It proves to be a very interesting concept but there's an interesting sub-plot here where we're going to need your help, and this applies not only for what we're trying to do in our Global Innovation and Strategy Center, but in your own industries and elsewhere in the military, and that is do we have the people that we need for the future to help us maintain this strategic advantage.
There are lots of facts and figures on the table today that would suggest that we have some cause for concerns as we look at our academic institutions and who is getting into the hard sciences and how many of them there are and what their interests are for the future. If we're not careful, we could be losing our competitive edge. That's why your activities with scholarships and sponsoring students and your outreach programs, all of the things that you do as an organization, are so critical.
I know that bringing high quality people in to follow all of you is as important to you as it is to us. Of course we're not suggesting that the sky is falling. There are those who are writing about this that say yes, in fact the US is still the leading engine for innovation in the world. We do have the best graduate programs, the best scientific infrastructure, the capital resource investment to exploit it as well. But we need to be mindful and watchful for this kind of issue as we go forward.
Because what we don't want to do is we do not want to fall behind in this competitive edge that we enjoy, that you all tap into to maintain your competitive edge.

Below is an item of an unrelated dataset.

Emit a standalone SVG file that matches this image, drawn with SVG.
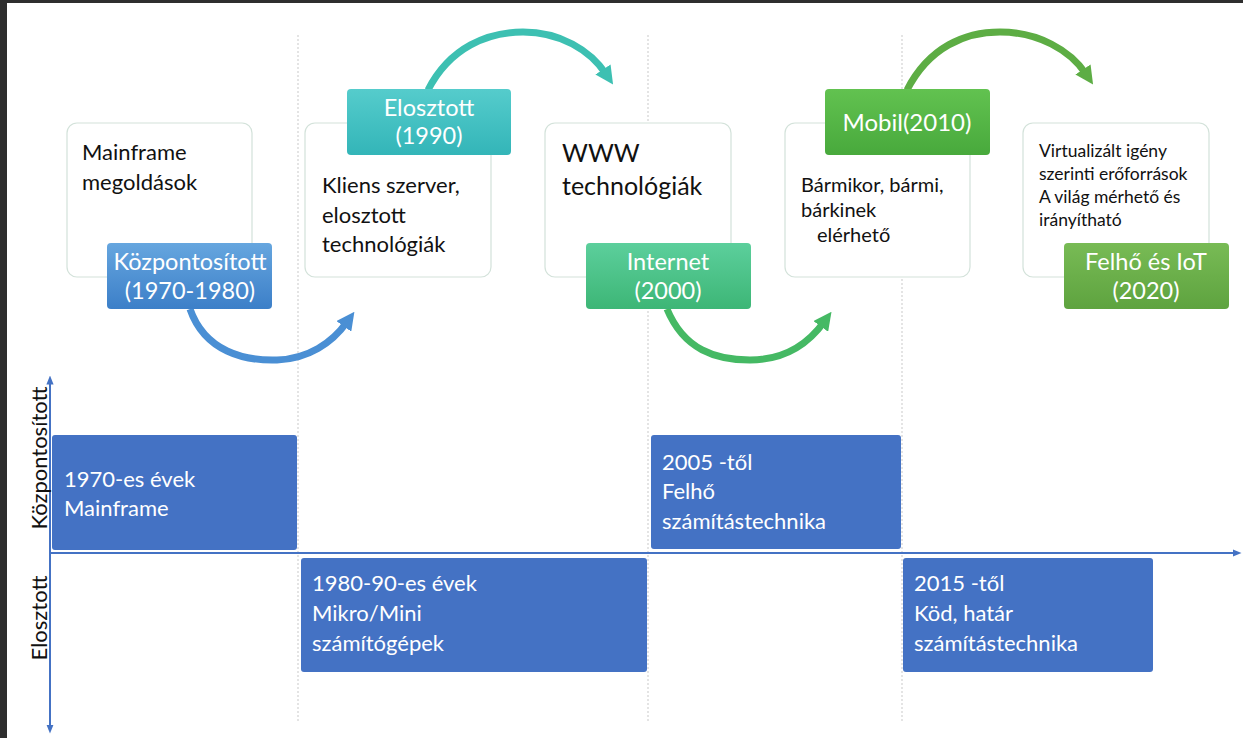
<svg xmlns="http://www.w3.org/2000/svg" width="1243" height="738" viewBox="0 0 1243 738">
<style>
.card{fill:#fff;stroke:#d3e2da;stroke-width:1.2}
.t{font-family:Lato,"Open Sans","Liberation Sans",sans-serif;fill:#111}
.lbl{font-family:Lato,"Open Sans","Liberation Sans",sans-serif;fill:#fff;font-size:23.5px;text-anchor:middle}
.bt{font-family:Lato,"Open Sans","Liberation Sans",sans-serif;fill:#fff;font-size:22px}
.blue{fill:#4472c4}
.dash{stroke:#c9c9c9;stroke-width:1;stroke-dasharray:2 2}
.axis{stroke:#4472c4;stroke-width:2;fill:none}
.arr{fill:none;stroke-width:7;stroke-linecap:butt}
</style>
<defs>
<linearGradient id="gB" x1="0" y1="0" x2="0" y2="1"><stop offset="0" stop-color="#66a6df"/><stop offset="1" stop-color="#3c7fc8"/></linearGradient>
<linearGradient id="gT" x1="0" y1="0" x2="0" y2="1"><stop offset="0" stop-color="#55cccc"/><stop offset="1" stop-color="#33b5b8"/></linearGradient>
<linearGradient id="gI" x1="0" y1="0" x2="0" y2="1"><stop offset="0" stop-color="#5ccf9c"/><stop offset="1" stop-color="#3db676"/></linearGradient>
<linearGradient id="gM" x1="0" y1="0" x2="0" y2="1"><stop offset="0" stop-color="#62c250"/><stop offset="1" stop-color="#48a93c"/></linearGradient>
<linearGradient id="gF" x1="0" y1="0" x2="0" y2="1"><stop offset="0" stop-color="#78bb55"/><stop offset="1" stop-color="#5ea33f"/></linearGradient>
<marker id="mB" viewBox="0 0 10 10" refX="3" refY="5" markerWidth="2.6" markerHeight="2.6" orient="auto" markerUnits="strokeWidth"><path d="M0,0 L10,5 L0,10 z" fill="#4a8fd4"/></marker>
<marker id="mT" viewBox="0 0 10 10" refX="3" refY="5" markerWidth="2.6" markerHeight="2.6" orient="auto" markerUnits="strokeWidth"><path d="M0,0 L10,5 L0,10 z" fill="#3dc0b2"/></marker>
<marker id="mG" viewBox="0 0 10 10" refX="3" refY="5" markerWidth="2.6" markerHeight="2.6" orient="auto" markerUnits="strokeWidth"><path d="M0,0 L10,5 L0,10 z" fill="#45b964"/></marker>
<marker id="mL" viewBox="0 0 10 10" refX="3" refY="5" markerWidth="2.6" markerHeight="2.6" orient="auto" markerUnits="strokeWidth"><path d="M0,0 L10,5 L0,10 z" fill="#5dad44"/></marker>
<marker id="ax" viewBox="0 0 10 10" refX="5" refY="5" markerWidth="4.5" markerHeight="4.5" orient="auto-start-reverse" markerUnits="strokeWidth"><path d="M0,1 L10,5 L0,9 z" fill="#4472c4"/></marker>
</defs>
<rect width="1243" height="738" fill="#fff"/>
<rect x="0" y="0" width="1243" height="3" fill="#2e2e2e"/>
<rect x="0" y="0" width="7" height="738" fill="#2e2e2e"/>

<g id="gridlines">
<line class="dash" x1="298" y1="35" x2="298" y2="722"/>
<line class="dash" x1="648" y1="35" x2="648" y2="722"/>
<line class="dash" x1="902" y1="35" x2="902" y2="722"/>
</g>

<g id="card1"><rect class="card" x="67" y="123" width="185" height="154" rx="10"/>
<text class="t" font-size="22"><tspan x="82" y="160">Mainframe</tspan><tspan x="82" y="190">megoldások</tspan></text></g>
<g id="card2"><rect class="card" x="305" y="123" width="186" height="154" rx="10"/>
<text class="t" font-size="22"><tspan x="322" y="193">Kliens szerver,</tspan><tspan x="322" y="223">elosztott</tspan><tspan x="322" y="252">technológiák</tspan></text></g>
<g id="card3"><rect class="card" x="545" y="123" width="186" height="154" rx="10"/>
<text class="t" font-size="25"><tspan x="562" y="162">WWW</tspan><tspan x="562" y="195">technológiák</tspan></text></g>
<g id="card4"><rect class="card" x="785" y="123" width="185" height="154" rx="10"/>
<text class="t" font-size="20"><tspan x="801" y="192">Bármikor, bármi,</tspan><tspan x="801" y="217">bárkinek</tspan><tspan x="817" y="242">elérhető</tspan></text></g>
<g id="card5"><rect class="card" x="1023" y="123" width="186" height="154" rx="10"/>
<text class="t" font-size="17.5"><tspan x="1039" y="157">Virtualizált igény</tspan><tspan x="1039" y="180">szerinti erőforrások</tspan><tspan x="1039" y="203">A világ mérhető és</tspan><tspan x="1039" y="226">irányítható</tspan></text></g>

<g id="connectors">
<path class="arr" stroke="#4a8fd4" marker-end="url(#mB)" d="M190,309 C205,352 245,361 277,360 C308,359 332,343 347,322"/>
<path class="arr" stroke="#3dc0b2" marker-end="url(#mT)" d="M428,90 C450,47 488,32 523,32 C560,32 590,50 606,74"/>
<path class="arr" stroke="#45b964" marker-end="url(#mG)" d="M667,309 C684,350 716,360 750,360 C784,360 808,344 824,322"/>
<path class="arr" stroke="#5dad44" marker-end="url(#mL)" d="M907,90 C929,47 965,32 1000,32 C1038,32 1070,50 1086,74"/>
</g>

<g id="lbl1"><rect x="107" y="243" width="165" height="66" rx="4" fill="url(#gB)"/>
<text class="lbl"><tspan x="190" y="270">Központosított</tspan><tspan x="190" y="299">(1970-1980)</tspan></text></g>
<g id="lbl2"><rect x="347" y="89" width="164" height="66" rx="4" fill="url(#gT)"/>
<text class="lbl"><tspan x="429" y="116">Elosztott</tspan><tspan x="429" y="144">(1990)</tspan></text></g>
<g id="lbl3"><rect x="586" y="243" width="165" height="66" rx="4" fill="url(#gI)"/>
<text class="lbl"><tspan x="668" y="270">Internet</tspan><tspan x="668" y="299">(2000)</tspan></text></g>
<g id="lbl4"><rect x="825" y="89" width="165" height="66" rx="4" fill="url(#gM)"/>
<text class="lbl" style="font-size:24px"><tspan x="907" y="131">Mobil(2010)</tspan></text></g>
<g id="lbl5"><rect x="1064" y="243" width="165" height="66" rx="4" fill="url(#gF)"/>
<text class="lbl"><tspan x="1146" y="270">Felhő és IoT</tspan><tspan x="1146" y="299">(2020)</tspan></text></g>

<g id="axes">
<line class="axis" x1="50" y1="380" x2="50" y2="729" marker-start="url(#ax)" marker-end="url(#ax)"/>
<line class="axis" x1="50" y1="553" x2="1237" y2="553" marker-end="url(#ax)"/>
<text class="t" font-size="22" text-anchor="middle" transform="translate(47,458) rotate(-90)">Központosított</text>
<text class="t" font-size="22" text-anchor="middle" transform="translate(47,618) rotate(-90)">Elosztott</text>
</g>

<g id="era1"><rect class="blue" x="52" y="435" width="245" height="115" rx="3"/>
<text class="bt"><tspan x="64" y="487">1970-es évek</tspan><tspan x="64" y="516">Mainframe</tspan></text></g>
<g id="era2"><rect class="blue" x="301" y="558" width="346" height="114" rx="3"/>
<text class="bt"><tspan x="312" y="591">1980-90-es évek</tspan><tspan x="312" y="621">Mikro/Mini</tspan><tspan x="312" y="651">számítógépek</tspan></text></g>
<g id="era3"><rect class="blue" x="651" y="435" width="250" height="114" rx="3"/>
<text class="bt"><tspan x="662" y="470">2005 -től</tspan><tspan x="662" y="499">Felhő</tspan><tspan x="662" y="529">számítástechnika</tspan></text></g>
<g id="era4"><rect class="blue" x="903" y="558" width="250" height="114" rx="3"/>
<text class="bt"><tspan x="914" y="591">2015 -től</tspan><tspan x="914" y="621">Köd, határ</tspan><tspan x="914" y="651">számítástechnika</tspan></text></g>
</svg>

In this Global Innovation and Strategy Center we're going to put together people from all different locations. We're going to build virtual teams when we need to and we're going to build teams that will not be permanent so that we can keep a fresh infusion of ideas. The center itself is going to be lean and agile and responsive while leveraging the full spectrum of traditional and non-traditional resources. Different teams will tackle different challenges. Some experts will come and go and we will basically be changing and adapting to each new challenge rather than perpetuating a single group of experts whose expertise might stagnate in a permanently established think tank.
Now the GISC is helping us tackle some of our problems that bear directly on information sharing and the theme of your conference. First is data standards. If we want to shift Global ISR from platform based to sensor based, we all have to see XYZ and T the same. And when you walk around on the display floor here you ask yourself with the sensors that you're talking about, with the communications networks that you're talking about, with the potential of being able to tap into all those sensors and all that information at one time, basically, do we have the right standards in place in order to make sure that all of them can contribute the way we want?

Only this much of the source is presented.